Exercise description – Leave out the pictures and copy everything else below exactly.

Dataset extract –
───
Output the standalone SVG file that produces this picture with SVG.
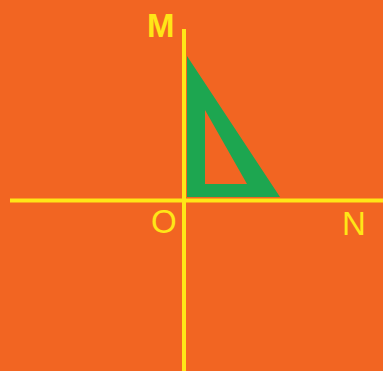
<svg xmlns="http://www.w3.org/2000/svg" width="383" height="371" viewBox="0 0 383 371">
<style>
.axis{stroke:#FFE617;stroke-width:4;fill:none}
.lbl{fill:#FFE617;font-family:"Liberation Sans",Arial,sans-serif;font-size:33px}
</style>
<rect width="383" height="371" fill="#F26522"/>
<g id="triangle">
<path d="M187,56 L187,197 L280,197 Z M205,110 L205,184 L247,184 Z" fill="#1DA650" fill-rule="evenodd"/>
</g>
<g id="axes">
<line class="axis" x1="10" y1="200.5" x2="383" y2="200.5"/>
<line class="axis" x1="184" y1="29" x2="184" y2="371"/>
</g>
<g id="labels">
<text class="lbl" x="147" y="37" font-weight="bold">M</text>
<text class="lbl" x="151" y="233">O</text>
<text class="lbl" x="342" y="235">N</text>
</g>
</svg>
───
Response –
Output the standalone SVG file that produces this picture with SVG.
<svg xmlns="http://www.w3.org/2000/svg" width="383" height="371" viewBox="0 0 383 371">
<style>
.axis{stroke:#FFE617;stroke-width:4;fill:none}
.lbl{fill:#FFE617;font-family:"Liberation Sans",Arial,sans-serif;font-size:33px}
</style>
<rect width="383" height="371" fill="#F26522"/>
<g id="triangle">
<path d="M187,56 L187,197 L280,197 Z M205,110 L205,184 L247,184 Z" fill="#1DA650" fill-rule="evenodd"/>
</g>
<g id="axes">
<line class="axis" x1="10" y1="200.5" x2="383" y2="200.5"/>
<line class="axis" x1="184" y1="29" x2="184" y2="371"/>
</g>
<g id="labels">
<text class="lbl" x="147" y="37" font-weight="bold">M</text>
<text class="lbl" x="151" y="233">O</text>
<text class="lbl" x="342" y="235">N</text>
</g>
</svg>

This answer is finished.